Sen. John Cornyn (R-TX) told Yellen in his written question and answer form that the ​Omnibus Trade and Competitiveness Act of 1988 ​and ​Trade Facilitation and Trade Enforcement Act of 2015 gave the Treasury Secretary authority to address currency manipulation and identified bilateral negotiations as the appropriate recourse in such instances, which is what she is doing. Other parts of the Executive Branch have been wading into these issues now, too. For example, the USTR launched an investigation and issued a report under Section 301 of the Trade Act of 1974 into Vietnam’s currency valuation practices, and the Commerce Department has begun considering currency undervaluation as a countervailing subsidy.

“What are your thoughts on this matter and do you believe these actions by other agencies are outside the original intent of the existing statutes to address currency undervaluation?” he asked her. He seemed against allowing for input from other agencies, preferring to let the final decider by the Treasury Secretary.

She said, “The President opposes attempts by foreign countries to artificially manipulate currency values to gain unfair advantage over American workers. The Biden-Harris Administration will be examining how Treasury, Commerce and USTR can work together to put effective pressure on countries that are intervening in the foreign exchange market to gain a trade advantage,” adding that it was “critical that we address any issue pertaining to exchange rates in a coordinated manner” across the government.
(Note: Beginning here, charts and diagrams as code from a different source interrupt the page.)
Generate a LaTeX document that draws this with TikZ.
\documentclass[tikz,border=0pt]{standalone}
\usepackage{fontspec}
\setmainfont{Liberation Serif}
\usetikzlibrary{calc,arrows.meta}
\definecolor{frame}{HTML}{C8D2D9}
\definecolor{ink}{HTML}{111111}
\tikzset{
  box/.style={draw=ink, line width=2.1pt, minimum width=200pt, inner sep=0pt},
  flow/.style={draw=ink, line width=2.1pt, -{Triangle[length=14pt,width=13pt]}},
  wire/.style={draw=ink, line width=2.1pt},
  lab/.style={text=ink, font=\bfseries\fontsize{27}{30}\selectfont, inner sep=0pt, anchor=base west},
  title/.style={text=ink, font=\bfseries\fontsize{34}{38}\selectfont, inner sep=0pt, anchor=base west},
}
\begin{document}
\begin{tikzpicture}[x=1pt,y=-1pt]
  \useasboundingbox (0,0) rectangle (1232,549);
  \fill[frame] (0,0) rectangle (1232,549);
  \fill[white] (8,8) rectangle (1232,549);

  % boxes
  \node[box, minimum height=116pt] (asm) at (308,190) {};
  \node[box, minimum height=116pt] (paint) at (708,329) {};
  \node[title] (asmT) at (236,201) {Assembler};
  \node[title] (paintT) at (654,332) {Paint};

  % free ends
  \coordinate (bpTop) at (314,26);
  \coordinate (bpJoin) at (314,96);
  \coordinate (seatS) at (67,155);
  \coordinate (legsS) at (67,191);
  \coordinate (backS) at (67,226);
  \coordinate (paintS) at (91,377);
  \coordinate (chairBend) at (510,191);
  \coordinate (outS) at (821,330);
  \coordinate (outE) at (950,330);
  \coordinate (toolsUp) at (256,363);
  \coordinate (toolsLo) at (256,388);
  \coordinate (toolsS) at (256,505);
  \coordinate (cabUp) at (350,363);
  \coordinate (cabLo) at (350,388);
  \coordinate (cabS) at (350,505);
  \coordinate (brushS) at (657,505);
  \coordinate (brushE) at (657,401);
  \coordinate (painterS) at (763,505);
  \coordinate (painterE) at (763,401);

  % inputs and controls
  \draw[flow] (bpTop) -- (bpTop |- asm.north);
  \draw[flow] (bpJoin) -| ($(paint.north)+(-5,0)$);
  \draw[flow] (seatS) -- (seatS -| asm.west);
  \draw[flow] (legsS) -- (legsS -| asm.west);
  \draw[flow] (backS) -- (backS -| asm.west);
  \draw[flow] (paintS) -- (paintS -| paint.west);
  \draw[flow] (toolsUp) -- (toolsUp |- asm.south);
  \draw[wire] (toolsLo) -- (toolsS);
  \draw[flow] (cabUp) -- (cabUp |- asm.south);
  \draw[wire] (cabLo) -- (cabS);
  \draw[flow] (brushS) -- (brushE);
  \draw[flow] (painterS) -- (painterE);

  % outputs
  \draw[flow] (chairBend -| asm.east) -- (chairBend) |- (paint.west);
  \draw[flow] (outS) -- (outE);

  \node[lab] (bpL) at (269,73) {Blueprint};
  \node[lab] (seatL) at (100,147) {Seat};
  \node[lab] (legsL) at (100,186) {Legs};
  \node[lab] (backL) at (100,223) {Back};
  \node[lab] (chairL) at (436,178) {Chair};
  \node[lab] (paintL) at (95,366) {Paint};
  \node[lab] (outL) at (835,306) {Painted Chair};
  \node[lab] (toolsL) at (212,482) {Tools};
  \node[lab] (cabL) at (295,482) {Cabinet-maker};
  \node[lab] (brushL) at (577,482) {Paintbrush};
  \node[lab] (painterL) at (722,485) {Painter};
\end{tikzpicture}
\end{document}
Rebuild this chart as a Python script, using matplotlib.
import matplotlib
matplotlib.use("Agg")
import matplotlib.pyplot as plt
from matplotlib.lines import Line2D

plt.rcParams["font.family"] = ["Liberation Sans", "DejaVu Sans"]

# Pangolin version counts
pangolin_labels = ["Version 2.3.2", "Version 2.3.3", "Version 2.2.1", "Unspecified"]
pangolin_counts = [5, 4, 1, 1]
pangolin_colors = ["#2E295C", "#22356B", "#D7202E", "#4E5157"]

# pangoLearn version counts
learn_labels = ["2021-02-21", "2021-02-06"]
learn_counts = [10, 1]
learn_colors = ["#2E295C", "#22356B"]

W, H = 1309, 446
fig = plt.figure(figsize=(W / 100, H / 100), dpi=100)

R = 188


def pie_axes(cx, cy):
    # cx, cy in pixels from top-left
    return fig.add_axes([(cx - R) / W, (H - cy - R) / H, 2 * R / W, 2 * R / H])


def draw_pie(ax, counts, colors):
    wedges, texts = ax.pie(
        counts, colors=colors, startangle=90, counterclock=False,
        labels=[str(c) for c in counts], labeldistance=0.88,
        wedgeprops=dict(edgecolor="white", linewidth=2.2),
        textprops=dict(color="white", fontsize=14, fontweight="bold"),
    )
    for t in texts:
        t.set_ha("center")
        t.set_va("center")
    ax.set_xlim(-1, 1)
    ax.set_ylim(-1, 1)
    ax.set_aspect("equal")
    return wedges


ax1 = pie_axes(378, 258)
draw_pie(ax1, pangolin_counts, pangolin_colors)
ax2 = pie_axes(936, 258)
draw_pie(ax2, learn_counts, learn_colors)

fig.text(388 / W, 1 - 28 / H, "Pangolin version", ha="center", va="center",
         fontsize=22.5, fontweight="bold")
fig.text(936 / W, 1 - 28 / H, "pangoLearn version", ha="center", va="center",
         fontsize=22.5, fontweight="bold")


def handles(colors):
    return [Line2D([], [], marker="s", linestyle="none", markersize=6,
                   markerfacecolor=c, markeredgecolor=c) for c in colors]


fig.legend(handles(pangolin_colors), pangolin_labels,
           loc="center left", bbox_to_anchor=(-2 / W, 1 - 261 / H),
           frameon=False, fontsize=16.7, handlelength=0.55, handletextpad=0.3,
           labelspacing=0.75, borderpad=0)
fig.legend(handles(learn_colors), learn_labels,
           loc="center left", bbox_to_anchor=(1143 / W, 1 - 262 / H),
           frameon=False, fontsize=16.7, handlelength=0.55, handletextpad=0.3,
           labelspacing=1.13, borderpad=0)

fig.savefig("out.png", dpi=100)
Countries can manipulate the value of their currency in many ways. The most common is through its Central Bank or Treasury buying dollars in order to drive up its value. Demand for dollar securities – whether it is in American stock listings, dollar money market accounts, or government and corporate bonds, all make their buyer’s currency weaker against the dollar as more of their money is flowing out of the country in order to purchase dollar-denominated securities. Their weaker currency makes their exports cheaper and makes it more costly for them to import from the U.S.

In 2020, eight countries met the criteria for manipulation: Guatemala, Hong Kong, Israel, Korea, Singapore, Switzerland, Taiwan, and Thailand. Together, these countries purchased $446 billion in net official assets, considerably more than the purchases of $160 billion by five countries that exceeded the criteria in 2019, but less than during the peak years of manipulation in 2003–13, when purchases by manipulators sometimes exceeded $1 trillion per year, according to the Peterson Institute for International Economics.

The U.S. Treasury Department released its semi-annual report on Macroeconomic and Foreign Exchange Policies of Major Trading Partners of the United States on April 16. It called for “enhanced engagement” with the three countries Mnuchin said met the criteria for currency manipulation.

If Yellen is reluctant to be moved on currency issues, then President Biden will have to take charge and require action from other departments. We cannot Build Back Better and foster the middle-class recovery they have been talking about when other countries undercut our industries by manipulating currencies.